En dépit des tensions, les analystes estiment que la probabilité d’un conflit militaire majeur est très faible. « Les deux parties sont passablement épuisées, estime Scott Harrison, directeur de la société de consultants Pacific Strategies and Assessments, basée à Hongkong. Le gouvernement n’a pas les ressources nécessaires en hommes, en argent et en munitions pour se lancer dans une guerre à tout va contre le MILF. » Mais après la décision de la Cour suprême, il n’y a pas de moyen évident de sortir de l’impasse. Amender la Constitution ouvrirait la possibilité d’un accord proche de celui qui était sur la table en août dernier, mais mettre en œuvre ce changement ne sera pas une mince affaire.

« Finalement, la seule façon de rendre un accord acceptable serait d’amender la Constitution pour le rendre légal, explique encore Scott Harrison. Mais, franchement, vous ne trouverez jamais à Mindanao une majorité qui vous permette une telle chose. Parce qu’il n’y a plus de majorité musulmane à Mindanao – la majorité est chrétienne. C’est ce qui fait que je suis, avec de nombreux autres observateurs, assez pessimiste quant à la possibilité de parvenir à une solution qui satisfasse les deux parties. » Si l’on n’amende pas d’abord la Constitution, le MILF ne sera nullement enclin à penser que l’administration est capable de tenir ses promesses. « Quelle garantie peut donner le gouvernement qu’un nouvel accord auquel on parviendrait ne serait pas de nouveau rejeté par la Cour ? », interroge Aboud Syed Lingga, de l’Institute of Bangsamoro Studies.

Pendant ce temps, l’incapacité du gouvernement de Manille à parvenir à un accord risque d’enkyster le conflit. Aboud Syed Lingga pense en effet que « si la communauté philippine [i.e. chrétienne] ne peut pas accepter de compromis, il y aura des gens dans la population de Bangsamoro pour dire : ‘N’acceptons plus de compromis’. Et cela poussera les deux parties à des positions extrêmes. » C’est bien la raison pour laquelle le gouvernement et le MILF doivent retourner à la table des négociations.

Le premier problème est de livrer à la justice les trois commandants félons du MILF, peut-être en parallèle avec une enquête sur les violations supposées des droits de l’homme commises par l’armée depuis le mois d’août. Pendant ce temps, et dans un climat de violences continues, la priorité des priorités pour l’armée et la police devrait être de rechercher les combattants étrangers du djihad – particulièrement ceux de la Jemaah Islamiyah – qui pourraient chercher à tirer profit du désordre. Après cela, de petits accords partiels pourraient être la meilleure façon d’avancer – sans rechercher l’accord total promis par l’accord du 5 août. Cet accord a donné une image de ce à quoi pourrait ressembler une solution définitive à Mindanao. Mais le gouvernement a beaucoup à faire pour répondre aux préoccupations des communautés chrétiennes tout au long des négociations.
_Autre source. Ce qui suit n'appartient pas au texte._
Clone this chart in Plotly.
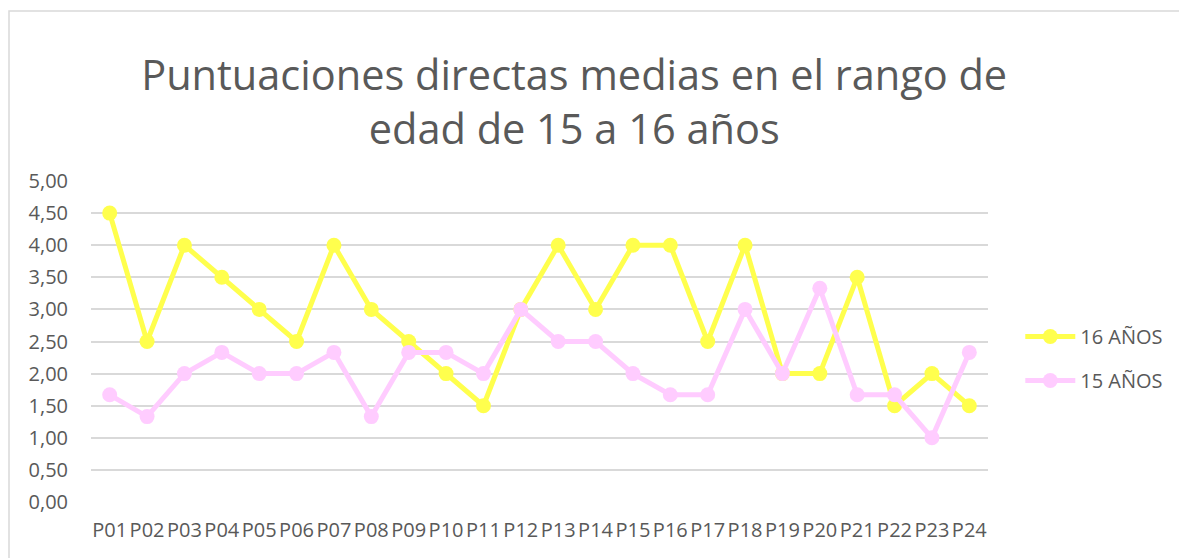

Il y a pourtant quelque espoir qu’un changement constitutionnel plus important puisse en fin de compte apporter les avancées nécessaires. Il pourrait abaisser les barrières juridiques qui empêchent un accord à Mindanao en amenant tout le pays – et pas seulement sa partie musulmane à Mindanao – à un système fédéral qui conférerait une autonomie plus large à toutes les provinces et à toutes les localités. Une proposition en ce sens a été déposée au Sénat. Malheureusement, les observateurs – qui sont nombreux dans l’administration – voient tout essai de changement de la Constitution (surnommé « cha-cha » pour « Charter Change ») comme le camouflage par la présidente Gloria Macapagal-Arroyo d’une tentative d’extension de son mandat. Cela signifie qu’une telle révision devra très vraisemblablement attendre que la présidente quitte sa fonction en 2010 (si jamais elle la quitte, comme le disent les cyniques). Jusque-là, le travail pour les deux parties en présence est de maintenir en vie le processus de paix.